Full moon, too many books and too little time

Have been so busy looking for something incredible to read, I haven't been up for recording the less than amazing stuff I've started. However, a few deserve recognition. For instance, TANTRIKA by Asra Q. Nomani, THE WIND-UP BIRD CHRONICLE and THE CALLIGRAPHER by Edward Dock.

TANTRIKA is written by a journalist and is fact rather than fiction. Setting out to do a story on "tantra" the pop sex yoga craze of the new new age, Nomani rediscovers her spiritual and genealogical roots. Raised a Muslim, her family once had ties in Sufism. Hindu links to Sufi spirituality are uncovered from deep beneath the socio-political divide of modern India. With "tantra" there would seem to be no "there" there, and Nomani's inability to define tantra is part of the success of the book. Yes, it would seem tantra is about mysticism and sex, magic and our darker instincts, making it a no-no in traditional Hindu society the same way Kabalah is in Judaism today. Noman's exploration of the many western attempts to package and market tantra through workshops, etc. is interesting in that it reinforces an instinctive awareness that you can't buy the kind of "awareness" necessary to a true spirituality, regardless of the school of thought.

(Tantra Links 1 2 3 4 5 6)

Dock's CALLIGRAPHER tells a good story, but the best part of the novel is the nod to John Donne's poetry. That and the fact that it inspired me to get together the tools to learn calligraphy myself.

(Caligraphy Links)1 2

THE WIND-UP BIRD CHRONICLE is difficult to describe. The story proceeds slowly and I'm only about half way through it. There is magic in synchronicity. There is a sense of an insatiable curiousity kidnapping the cat that propels the story from one unlikely situation to another. Murakami requires that we respect kidnapping of cats has no relationship with catnapping.
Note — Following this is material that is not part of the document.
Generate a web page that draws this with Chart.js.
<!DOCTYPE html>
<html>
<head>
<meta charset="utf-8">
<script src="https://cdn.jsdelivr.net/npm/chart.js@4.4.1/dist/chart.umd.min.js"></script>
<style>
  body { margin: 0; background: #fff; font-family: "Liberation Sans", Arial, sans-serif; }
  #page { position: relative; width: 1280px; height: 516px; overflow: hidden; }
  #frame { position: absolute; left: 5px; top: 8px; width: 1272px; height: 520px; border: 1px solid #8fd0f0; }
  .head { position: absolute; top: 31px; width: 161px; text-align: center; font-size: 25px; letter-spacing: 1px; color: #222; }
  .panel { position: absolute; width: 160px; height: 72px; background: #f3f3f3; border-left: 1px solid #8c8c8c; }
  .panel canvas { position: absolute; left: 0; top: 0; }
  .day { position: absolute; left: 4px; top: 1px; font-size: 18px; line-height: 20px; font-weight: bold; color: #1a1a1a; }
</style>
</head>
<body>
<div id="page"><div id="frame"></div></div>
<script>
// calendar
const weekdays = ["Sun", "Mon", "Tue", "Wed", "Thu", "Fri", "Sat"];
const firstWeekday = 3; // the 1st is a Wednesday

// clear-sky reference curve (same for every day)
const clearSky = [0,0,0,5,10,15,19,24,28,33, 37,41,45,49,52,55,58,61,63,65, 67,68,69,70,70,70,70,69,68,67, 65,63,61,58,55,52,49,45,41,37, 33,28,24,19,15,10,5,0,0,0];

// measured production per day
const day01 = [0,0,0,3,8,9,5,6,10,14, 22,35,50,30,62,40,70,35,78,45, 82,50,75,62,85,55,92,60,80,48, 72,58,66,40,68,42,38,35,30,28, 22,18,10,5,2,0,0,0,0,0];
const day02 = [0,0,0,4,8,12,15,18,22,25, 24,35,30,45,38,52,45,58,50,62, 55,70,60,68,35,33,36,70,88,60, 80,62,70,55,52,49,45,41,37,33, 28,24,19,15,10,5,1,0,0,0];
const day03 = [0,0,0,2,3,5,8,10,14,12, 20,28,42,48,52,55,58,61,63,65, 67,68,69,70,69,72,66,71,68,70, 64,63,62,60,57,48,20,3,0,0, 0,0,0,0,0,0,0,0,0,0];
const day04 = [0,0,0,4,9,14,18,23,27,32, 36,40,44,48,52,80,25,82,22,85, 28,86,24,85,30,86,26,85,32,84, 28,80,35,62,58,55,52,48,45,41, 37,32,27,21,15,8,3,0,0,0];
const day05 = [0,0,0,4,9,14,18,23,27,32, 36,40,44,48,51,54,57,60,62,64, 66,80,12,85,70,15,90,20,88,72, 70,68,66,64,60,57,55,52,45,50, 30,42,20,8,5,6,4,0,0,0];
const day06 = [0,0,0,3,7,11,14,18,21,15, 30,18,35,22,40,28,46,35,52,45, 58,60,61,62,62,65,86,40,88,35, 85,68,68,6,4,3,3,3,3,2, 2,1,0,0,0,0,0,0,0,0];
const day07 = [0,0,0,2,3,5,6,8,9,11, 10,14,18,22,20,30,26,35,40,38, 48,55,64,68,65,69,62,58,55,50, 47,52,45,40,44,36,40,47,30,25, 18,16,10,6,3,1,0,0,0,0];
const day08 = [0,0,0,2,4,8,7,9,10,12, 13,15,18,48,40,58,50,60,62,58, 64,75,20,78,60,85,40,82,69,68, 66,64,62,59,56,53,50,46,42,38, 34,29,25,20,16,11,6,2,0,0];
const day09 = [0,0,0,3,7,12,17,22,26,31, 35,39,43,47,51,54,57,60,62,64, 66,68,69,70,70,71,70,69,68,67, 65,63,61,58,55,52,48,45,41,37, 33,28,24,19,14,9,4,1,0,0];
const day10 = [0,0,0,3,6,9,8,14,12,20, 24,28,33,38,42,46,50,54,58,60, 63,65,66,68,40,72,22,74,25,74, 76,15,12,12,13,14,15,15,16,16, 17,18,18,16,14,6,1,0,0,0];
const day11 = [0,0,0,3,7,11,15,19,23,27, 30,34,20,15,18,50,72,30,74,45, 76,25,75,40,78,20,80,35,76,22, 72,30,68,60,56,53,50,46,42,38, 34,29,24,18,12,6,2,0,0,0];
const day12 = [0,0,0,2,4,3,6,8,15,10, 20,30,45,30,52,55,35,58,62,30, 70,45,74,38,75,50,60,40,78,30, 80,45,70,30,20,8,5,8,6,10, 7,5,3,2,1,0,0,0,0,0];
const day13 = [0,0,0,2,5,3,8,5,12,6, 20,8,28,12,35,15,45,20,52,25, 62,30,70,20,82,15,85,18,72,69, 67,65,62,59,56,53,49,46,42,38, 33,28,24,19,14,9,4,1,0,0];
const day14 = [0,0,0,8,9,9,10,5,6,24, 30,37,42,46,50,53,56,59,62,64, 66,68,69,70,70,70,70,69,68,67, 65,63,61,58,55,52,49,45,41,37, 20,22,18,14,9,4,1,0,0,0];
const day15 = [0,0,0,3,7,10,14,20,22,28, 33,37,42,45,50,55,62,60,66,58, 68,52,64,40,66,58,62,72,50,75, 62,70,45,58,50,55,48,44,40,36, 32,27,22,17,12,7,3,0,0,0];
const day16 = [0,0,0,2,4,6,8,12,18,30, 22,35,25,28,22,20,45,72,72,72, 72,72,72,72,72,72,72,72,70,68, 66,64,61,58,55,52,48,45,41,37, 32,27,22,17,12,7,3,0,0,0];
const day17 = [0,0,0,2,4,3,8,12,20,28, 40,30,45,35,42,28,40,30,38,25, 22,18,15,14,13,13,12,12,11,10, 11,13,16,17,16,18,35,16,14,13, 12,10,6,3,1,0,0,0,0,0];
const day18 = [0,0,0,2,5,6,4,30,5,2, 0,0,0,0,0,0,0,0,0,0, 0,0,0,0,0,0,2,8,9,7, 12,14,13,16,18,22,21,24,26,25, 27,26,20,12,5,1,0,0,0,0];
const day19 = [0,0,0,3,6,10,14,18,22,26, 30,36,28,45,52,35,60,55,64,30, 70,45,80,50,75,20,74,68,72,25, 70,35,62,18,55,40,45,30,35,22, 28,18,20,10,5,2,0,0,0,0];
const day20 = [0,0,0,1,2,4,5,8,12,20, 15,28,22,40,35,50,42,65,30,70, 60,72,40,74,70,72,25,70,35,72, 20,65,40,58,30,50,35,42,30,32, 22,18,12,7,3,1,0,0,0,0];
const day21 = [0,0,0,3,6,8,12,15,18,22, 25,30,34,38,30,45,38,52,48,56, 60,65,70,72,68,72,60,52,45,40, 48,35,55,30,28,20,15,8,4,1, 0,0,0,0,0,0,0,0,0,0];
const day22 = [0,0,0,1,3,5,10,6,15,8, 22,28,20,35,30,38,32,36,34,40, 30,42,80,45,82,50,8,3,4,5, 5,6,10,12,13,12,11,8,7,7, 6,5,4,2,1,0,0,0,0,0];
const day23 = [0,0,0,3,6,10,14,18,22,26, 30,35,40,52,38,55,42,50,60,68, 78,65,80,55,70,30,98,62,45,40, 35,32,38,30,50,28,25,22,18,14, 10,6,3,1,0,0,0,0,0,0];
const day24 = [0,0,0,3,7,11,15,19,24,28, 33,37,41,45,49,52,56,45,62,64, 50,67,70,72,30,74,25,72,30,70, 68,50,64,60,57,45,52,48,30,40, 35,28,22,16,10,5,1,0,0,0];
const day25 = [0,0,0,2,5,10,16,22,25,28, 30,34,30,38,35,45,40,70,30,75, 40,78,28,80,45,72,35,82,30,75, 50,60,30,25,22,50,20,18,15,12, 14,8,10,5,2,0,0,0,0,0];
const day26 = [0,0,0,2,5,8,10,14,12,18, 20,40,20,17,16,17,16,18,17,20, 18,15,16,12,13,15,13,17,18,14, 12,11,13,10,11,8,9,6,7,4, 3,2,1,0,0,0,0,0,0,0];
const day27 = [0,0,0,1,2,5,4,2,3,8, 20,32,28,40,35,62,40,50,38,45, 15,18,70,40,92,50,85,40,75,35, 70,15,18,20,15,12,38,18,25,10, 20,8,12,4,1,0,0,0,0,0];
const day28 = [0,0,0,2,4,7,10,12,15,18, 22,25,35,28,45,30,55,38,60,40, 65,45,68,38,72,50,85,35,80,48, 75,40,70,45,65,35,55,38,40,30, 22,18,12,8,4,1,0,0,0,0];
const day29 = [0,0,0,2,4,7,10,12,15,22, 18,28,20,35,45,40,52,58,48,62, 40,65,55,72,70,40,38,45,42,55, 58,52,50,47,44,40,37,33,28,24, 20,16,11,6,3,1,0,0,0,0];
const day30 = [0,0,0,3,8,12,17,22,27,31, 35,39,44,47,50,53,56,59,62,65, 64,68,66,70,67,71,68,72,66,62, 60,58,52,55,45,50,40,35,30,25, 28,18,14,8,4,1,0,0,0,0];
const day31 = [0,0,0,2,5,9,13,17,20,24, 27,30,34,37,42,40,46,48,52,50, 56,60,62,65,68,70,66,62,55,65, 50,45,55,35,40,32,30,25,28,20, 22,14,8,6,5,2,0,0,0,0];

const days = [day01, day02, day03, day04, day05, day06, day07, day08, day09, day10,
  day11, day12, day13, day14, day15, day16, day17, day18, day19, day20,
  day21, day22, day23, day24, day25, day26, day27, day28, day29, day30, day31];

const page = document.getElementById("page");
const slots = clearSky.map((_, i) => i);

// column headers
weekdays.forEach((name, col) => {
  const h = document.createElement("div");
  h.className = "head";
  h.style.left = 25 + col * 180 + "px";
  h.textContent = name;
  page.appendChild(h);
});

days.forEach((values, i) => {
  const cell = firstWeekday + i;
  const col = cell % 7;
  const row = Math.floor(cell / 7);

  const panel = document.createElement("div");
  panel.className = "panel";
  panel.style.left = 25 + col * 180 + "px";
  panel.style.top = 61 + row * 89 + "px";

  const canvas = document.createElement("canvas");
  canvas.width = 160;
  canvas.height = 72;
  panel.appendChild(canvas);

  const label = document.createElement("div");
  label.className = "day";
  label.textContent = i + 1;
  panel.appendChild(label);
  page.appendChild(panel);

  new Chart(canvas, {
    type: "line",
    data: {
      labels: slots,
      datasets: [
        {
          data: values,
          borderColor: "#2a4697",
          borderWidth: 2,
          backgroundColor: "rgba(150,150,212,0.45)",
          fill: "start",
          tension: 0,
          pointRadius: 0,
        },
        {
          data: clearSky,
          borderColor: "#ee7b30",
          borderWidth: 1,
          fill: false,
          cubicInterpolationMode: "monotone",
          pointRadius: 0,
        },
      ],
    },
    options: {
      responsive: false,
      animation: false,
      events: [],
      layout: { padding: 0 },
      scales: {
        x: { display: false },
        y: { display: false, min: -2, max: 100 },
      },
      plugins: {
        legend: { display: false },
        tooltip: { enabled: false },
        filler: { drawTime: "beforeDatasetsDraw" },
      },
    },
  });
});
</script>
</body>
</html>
(Synchronicity Links) 1 2 3

Unread, undead

Titles mentioned in post before last have not been given up on, merely set aside. This, for me, is always indicative of a less than perfect match for my current reading needs as well as the possiblity that the reading matter in question is not the best of the best.
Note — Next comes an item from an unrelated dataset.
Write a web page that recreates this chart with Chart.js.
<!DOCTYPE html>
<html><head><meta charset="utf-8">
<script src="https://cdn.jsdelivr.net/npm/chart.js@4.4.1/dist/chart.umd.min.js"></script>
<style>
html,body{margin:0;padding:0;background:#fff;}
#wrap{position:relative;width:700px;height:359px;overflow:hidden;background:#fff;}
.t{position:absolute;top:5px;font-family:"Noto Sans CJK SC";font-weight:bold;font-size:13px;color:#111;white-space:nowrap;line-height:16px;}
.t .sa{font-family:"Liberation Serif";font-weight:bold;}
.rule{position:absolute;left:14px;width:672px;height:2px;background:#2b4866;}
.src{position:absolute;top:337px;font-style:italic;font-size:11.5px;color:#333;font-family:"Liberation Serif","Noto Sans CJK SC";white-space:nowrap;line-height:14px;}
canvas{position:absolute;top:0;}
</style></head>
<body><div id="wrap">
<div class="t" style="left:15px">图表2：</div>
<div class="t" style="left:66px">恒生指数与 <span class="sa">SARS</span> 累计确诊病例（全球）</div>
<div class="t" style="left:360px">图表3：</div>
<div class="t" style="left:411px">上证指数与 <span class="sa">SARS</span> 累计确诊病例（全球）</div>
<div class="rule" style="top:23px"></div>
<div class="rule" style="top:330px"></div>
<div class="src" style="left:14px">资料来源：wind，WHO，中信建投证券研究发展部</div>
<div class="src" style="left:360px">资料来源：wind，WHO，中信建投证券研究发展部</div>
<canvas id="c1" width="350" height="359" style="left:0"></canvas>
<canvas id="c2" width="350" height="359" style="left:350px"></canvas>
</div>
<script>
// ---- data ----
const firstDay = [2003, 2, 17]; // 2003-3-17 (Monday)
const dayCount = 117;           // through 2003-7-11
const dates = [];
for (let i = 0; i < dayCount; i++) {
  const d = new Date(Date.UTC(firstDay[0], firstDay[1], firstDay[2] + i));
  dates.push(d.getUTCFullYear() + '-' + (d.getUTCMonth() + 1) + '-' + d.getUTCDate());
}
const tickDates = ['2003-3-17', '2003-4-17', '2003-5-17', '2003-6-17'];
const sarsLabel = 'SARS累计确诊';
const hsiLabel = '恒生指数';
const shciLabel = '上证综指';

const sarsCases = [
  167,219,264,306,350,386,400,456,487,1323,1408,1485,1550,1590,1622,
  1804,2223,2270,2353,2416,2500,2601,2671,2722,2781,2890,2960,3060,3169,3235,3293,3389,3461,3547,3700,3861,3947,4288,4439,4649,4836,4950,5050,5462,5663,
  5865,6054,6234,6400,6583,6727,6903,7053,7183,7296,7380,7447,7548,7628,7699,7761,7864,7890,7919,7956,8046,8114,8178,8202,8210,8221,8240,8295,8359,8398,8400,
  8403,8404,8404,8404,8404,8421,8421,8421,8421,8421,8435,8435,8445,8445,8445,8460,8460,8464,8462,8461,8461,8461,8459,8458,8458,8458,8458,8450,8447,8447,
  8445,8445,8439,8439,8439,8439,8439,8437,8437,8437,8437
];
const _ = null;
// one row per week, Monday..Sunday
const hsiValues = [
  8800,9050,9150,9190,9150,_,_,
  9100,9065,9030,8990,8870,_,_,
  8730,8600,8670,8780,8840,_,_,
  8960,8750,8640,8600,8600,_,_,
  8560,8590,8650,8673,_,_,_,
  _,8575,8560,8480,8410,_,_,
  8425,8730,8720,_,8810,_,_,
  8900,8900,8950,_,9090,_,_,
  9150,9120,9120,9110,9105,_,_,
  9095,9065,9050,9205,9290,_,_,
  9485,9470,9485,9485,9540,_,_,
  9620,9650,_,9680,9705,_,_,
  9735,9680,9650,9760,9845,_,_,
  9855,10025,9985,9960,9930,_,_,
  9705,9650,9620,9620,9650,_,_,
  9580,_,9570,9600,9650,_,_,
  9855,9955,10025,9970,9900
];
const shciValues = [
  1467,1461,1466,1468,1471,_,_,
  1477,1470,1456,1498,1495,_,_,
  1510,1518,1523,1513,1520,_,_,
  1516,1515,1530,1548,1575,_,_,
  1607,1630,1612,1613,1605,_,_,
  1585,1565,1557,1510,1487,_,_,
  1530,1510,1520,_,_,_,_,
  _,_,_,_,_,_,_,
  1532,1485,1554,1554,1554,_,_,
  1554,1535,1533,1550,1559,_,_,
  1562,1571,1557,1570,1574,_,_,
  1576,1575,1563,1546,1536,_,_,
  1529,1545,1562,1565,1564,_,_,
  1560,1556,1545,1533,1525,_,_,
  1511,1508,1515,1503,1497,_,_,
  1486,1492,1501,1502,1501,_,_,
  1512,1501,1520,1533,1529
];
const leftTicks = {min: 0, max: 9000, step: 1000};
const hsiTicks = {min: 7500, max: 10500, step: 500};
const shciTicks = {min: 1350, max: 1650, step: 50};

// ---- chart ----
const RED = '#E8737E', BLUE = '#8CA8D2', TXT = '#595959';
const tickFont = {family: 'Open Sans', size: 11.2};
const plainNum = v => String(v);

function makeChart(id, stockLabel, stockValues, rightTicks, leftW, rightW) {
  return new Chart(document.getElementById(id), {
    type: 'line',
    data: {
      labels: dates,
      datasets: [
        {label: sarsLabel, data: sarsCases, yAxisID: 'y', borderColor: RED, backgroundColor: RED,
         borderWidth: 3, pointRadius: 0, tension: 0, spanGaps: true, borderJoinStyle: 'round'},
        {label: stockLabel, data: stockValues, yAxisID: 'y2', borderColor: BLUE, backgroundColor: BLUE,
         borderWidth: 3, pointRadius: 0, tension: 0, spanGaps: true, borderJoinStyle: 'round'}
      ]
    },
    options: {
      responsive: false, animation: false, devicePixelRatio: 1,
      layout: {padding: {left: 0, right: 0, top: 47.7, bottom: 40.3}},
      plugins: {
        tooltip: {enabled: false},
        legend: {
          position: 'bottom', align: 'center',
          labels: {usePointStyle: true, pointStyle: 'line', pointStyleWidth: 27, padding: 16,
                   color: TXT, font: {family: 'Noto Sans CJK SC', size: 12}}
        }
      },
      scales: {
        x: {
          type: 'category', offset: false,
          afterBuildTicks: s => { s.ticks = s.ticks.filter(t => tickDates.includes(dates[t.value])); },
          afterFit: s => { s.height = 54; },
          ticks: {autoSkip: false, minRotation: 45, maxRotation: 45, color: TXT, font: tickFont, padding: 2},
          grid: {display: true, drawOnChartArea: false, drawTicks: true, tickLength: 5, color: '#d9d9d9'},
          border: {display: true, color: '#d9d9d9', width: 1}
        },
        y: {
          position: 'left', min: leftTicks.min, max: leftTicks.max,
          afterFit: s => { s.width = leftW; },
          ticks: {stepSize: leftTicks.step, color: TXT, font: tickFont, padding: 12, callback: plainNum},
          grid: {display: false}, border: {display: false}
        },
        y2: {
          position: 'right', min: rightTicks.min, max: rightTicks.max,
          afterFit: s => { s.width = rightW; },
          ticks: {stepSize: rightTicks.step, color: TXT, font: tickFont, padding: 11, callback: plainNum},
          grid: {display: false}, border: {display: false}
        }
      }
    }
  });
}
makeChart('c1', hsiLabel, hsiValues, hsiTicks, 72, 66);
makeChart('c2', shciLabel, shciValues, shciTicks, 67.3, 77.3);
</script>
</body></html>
I read lots of stuff that is only mediocre. Mediocrity doesn't necessarily mean of no redeeming value. I probably review at least 50 books a month for readability. Of those 50, I may actually start 10 and finish 5. Needless to say, there is never a lack of reading matter. But, the search for THE book of the moment is a neverending quest and when the right book is found, the quest ends fleetingly as I lose myself completely in the author's world, only to begin again, and again, and again: each new book a new consciousness to explore.
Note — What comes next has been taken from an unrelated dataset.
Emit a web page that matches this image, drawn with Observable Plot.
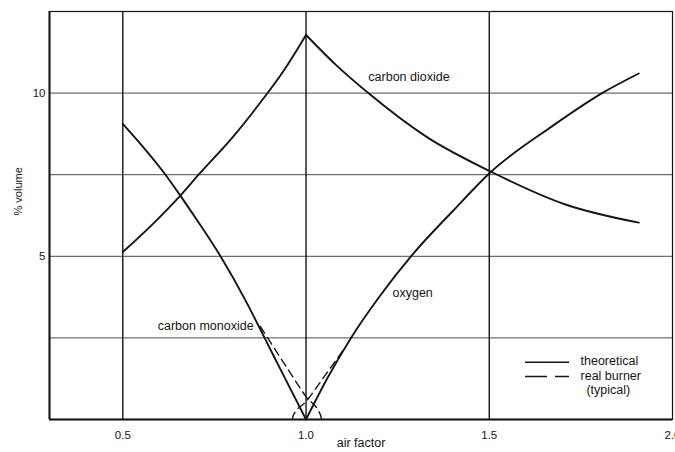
<!DOCTYPE html>
<html><head><meta charset="utf-8">
<script src="https://cdn.jsdelivr.net/npm/d3@7"></script>
<script src="https://cdn.jsdelivr.net/npm/@observablehq/plot@0.6"></script>
<style>html,body{margin:0;padding:0;background:#fff} svg{display:block}</style>
</head><body><div id="chart"></div>
<script>
// ---- data ----
const xTicks = [0.5, 1.0, 1.5, 2.0];
const yTicks = [5, 10];
const yGrid = [2.5, 5, 7.5, 10];
const xGrid = [0.5, 1.0, 1.5];

// carbon dioxide: rising branch (rich) and falling branch (lean), sharing the peak at 1.0
const co2RichAir = [0.5, 0.59, 0.657, 0.707, 0.80, 0.88, 0.94, 1.0];
const co2RichVal = [5.13, 6.08, 6.86, 7.5, 8.65, 9.78, 10.7, 11.78];
const co2LeanAir = [1.0, 1.08, 1.17, 1.33, 1.505, 1.71, 1.908];
const co2LeanVal = [11.78, 10.88, 10.0, 8.65, 7.59, 6.58, 6.03];

const coAir = [0.5, 0.5615, 0.6165, 0.657, 0.70, 0.7666, 0.8348, 0.887, 0.94, 1.0];
const coVal = [9.06, 8.27, 7.5, 6.86, 6.15, 5.0, 3.65, 2.5, 1.32, 0];

const o2Air = [1.0, 1.06, 1.121, 1.2, 1.294, 1.4, 1.505, 1.667, 1.808, 1.908];
const o2Val = [0, 1.3, 2.47, 3.76, 5.1, 6.38, 7.59, 8.95, 10.0, 10.6];

const coRealAir = [0.875, 0.95, 1.0, 1.04, 1.042];
const coRealVal = [2.85, 1.55, 0.7, 0.12, 0];
const o2RealAir = [1.10, 1.05, 1.0, 0.965, 0.963];
const o2RealVal = [2.1, 1.32, 0.55, 0.12, 0];

const curveLabels = ["carbon dioxide", "carbon monoxide", "oxygen"];
const legendLabels = ["theoretical", "real burner", "(typical)"];

// ---- chart ----
const font = "'Liberation Sans', Arial, sans-serif";
const ink = "#151515";
const lbl = {fontSize: 12.5, fill: ink, style: "letter-spacing:0.3px"};
const solid = {stroke: ink, strokeWidth: 1.9, curve: "monotone-x"};
const dashed = {stroke: ink, strokeWidth: 1.4, strokeDasharray: "8,5", curve: "monotone-x"};

const chart = Plot.plot({
  width: 675, height: 452,
  marginLeft: 49, marginRight: 3, marginTop: 11, marginBottom: 33,
  style: {fontFamily: font, fontSize: "11.5px", color: ink, background: "#fff"},
  x: {domain: [0.3, 2.0]},
  y: {domain: [0, 12.5]},
  marks: [
    Plot.ruleY(yGrid, {stroke: "#4a4a4a", strokeWidth: 1}),
    Plot.ruleX(xGrid, {stroke: ink, strokeWidth: 1.4}),
    Plot.frame({stroke: ink, strokeWidth: 1.2}),
    Plot.ruleX([0.3], {stroke: ink, strokeWidth: 2}),
    Plot.ruleY([0], {stroke: ink, strokeWidth: 2}),
    Plot.axisX(xTicks, {tickSize: 0, tickPadding: 11, tickFormat: d3.format(".1f"), label: null, fontSize: 11.5}),
    Plot.axisY(yTicks, {tickSize: 0, tickPadding: 4, label: null, fontSize: 11.5}),
    Plot.line(co2RichAir, {x: co2RichAir, y: co2RichVal, ...solid}),
    Plot.line(co2LeanAir, {x: co2LeanAir, y: co2LeanVal, ...solid}),
    Plot.line(coAir, {x: coAir, y: coVal, ...solid}),
    Plot.line(o2Air, {x: o2Air, y: o2Val, ...solid}),
    Plot.line(coRealAir, {x: coRealAir, y: coRealVal, ...dashed}),
    Plot.line(o2RealAir, {x: o2RealAir, y: o2RealVal, ...dashed}),
    // curve labels
    Plot.text([curveLabels[0]], {x: [1.17], y: [10.48], text: d => d, textAnchor: "start", ...lbl}),
    Plot.text([curveLabels[1]], {x: [0.857], y: [2.85], text: d => d, textAnchor: "end", ...lbl}),
    Plot.text([curveLabels[2]], {x: [1.236], y: [3.89], text: d => d, textAnchor: "start", ...lbl}),
    // legend
    Plot.ruleY([1.755], {x1: 1.599, x2: 1.719, stroke: ink, strokeWidth: 1.4}),
    Plot.ruleY([1.317], {x1: 1.599, x2: 1.719, stroke: ink, strokeWidth: 1.4, strokeDasharray: "22,8"}),
    Plot.text([legendLabels[0]], {x: [1.749], y: [1.777], text: d => d, textAnchor: "start", ...lbl}),
    Plot.text([legendLabels[1]], {x: [1.749], y: [1.348], text: d => d, textAnchor: "start", ...lbl}),
    Plot.text([legendLabels[2]], {x: [1.765], y: [0.919], text: d => d, textAnchor: "start", ...lbl}),
    // axis titles
    Plot.text(["air factor"], {frameAnchor: "bottom", dy: 27, text: d => d, ...lbl}),
    Plot.text(["% volume"], {frameAnchor: "left", dx: -31, dy: 0, rotate: -90, text: d => d, ...lbl, fontSize: 11})
  ]
});
document.getElementById("chart").appendChild(chart);
</script>
</body></html>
Books left lying about while I dissolve into the charmed creations of gifted writer of the moment are much like the undead, living in limbo until I return to infuse them with blood.

Sunday, September 19, 2004

new moon, new titles

Something new and different by Ellen Ullman called The Bug.

Finished tetralogy by Djerassi see below. Would say NO was best of the bunch. Now reading his Marx, Deceased. Plan to go on and read his non-fiction book about the Pill.

Ellen Ullman's List

Carl Djerassi's List

Monday, August 16, 2004

Carl Djerassi

Started with NO, even though it wasn't the first novel in his series, but it was enough to convince me to find the others and get up to speed. Since I would rather wait for the movie than see it on the news, learning about science breakthroughs in fiction is painless learning (sort of like getting a MA at the University of Hawaii). The title, NO, stands for nitric oxide BTW.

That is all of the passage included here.